青空文庫で さわりだけ のつもりが、止まらず終わりまで読んでしまった次第。
漱石の評価には“夏目漱石と帝国大学━「漱石神話」の生成と発展のメカニズム”等もあるようだが、それはさて置き、読みながら頷くことしきり。例えば-
「予期出来ん咄嗟の働きに分別が出るものなら人間の歴史は無事なものである。」
「人間もその日その日で色々になる。悪人になった翌日は善男に変じ、小人の昼の後に君子の夜がくる。」
「あの男の性格は などと手にとったように吹聴する先生があるが あれは利口の馬鹿と云うもので その日その日の自己を研究する能力さえないから、こんな傍若無人の囈語を吐いて独りで恐悦がるのである。
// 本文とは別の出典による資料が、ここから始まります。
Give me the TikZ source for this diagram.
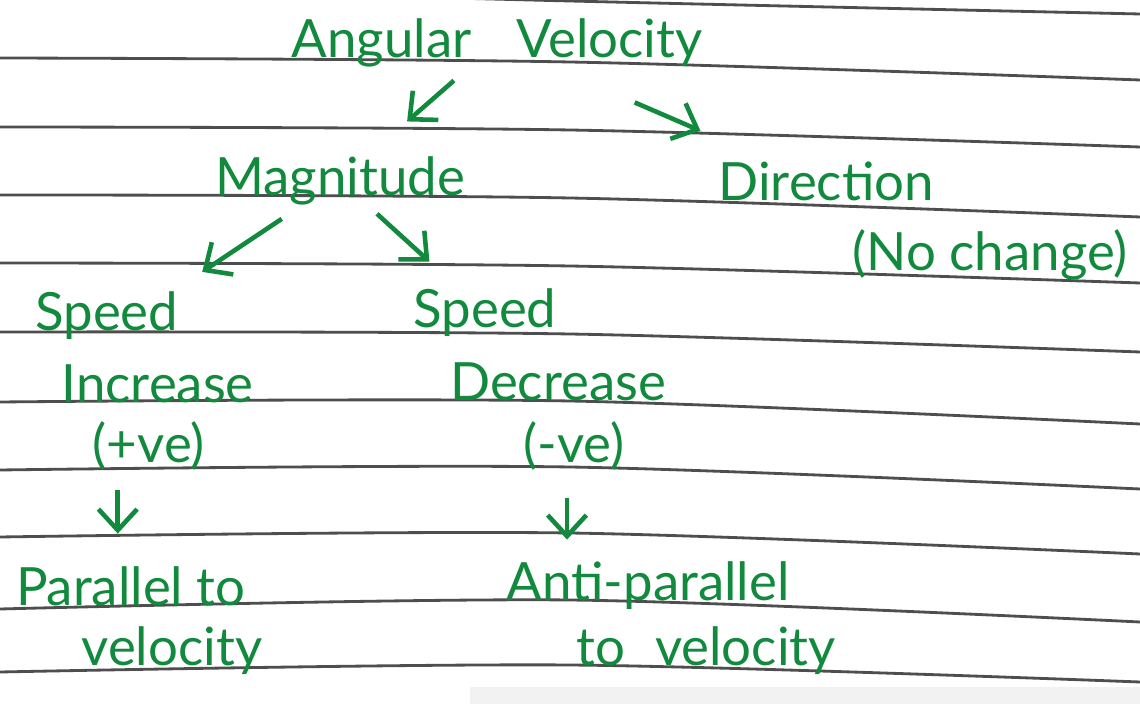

」
また、アポロ11号の月面着陸は全く信じないが、表題の「趣味の遺伝」は信じていい気がする。
> 今、世界中で戦争をする馬鹿を、馬鹿と言えない知識層
伊勢崎賢治氏が かつてTV番組「Qなぜ戦争はなくならないのか」(NHK)で語っていた-
「やはり、我々の仕事って、過去の経験から英知というものを引き出して、それを未来に繋げること、それが我々の使命。そして、紛争予防、戦争予防に その英知が使われなかったら、学問の意味が無いですよね」
伊勢崎氏は「もうかる人がいるから戦争はなくならない」、「無理な民主化も戦争の原因となりうる」とも指摘する一方、
「(戦争へ どんどん向かっていくのは、人の心にある)善とか悪とかよりも、熱狂でしょうね...敵がいると熱狂する。多分、熱狂というのは...本質的なものかな、それを追い求めてしまう...」
これに符合すると思ったのが「アメリカとの つきあい方のイロハ」(「カナダの教訓」)にある一節だ-
「いったん、感情面に火がついたら、もう手のほどこしようもない。知的グループも、危なくて近づけない。こんなときに下手にアメリカの知的グループをプッシュすると、彼らからも思いもかけない感情的反応が返ってくる」
要は、力を持つ驕った者の くだらない感情に煽られた大衆が結局 高い代償を払わされる━それが未来永劫繰返される。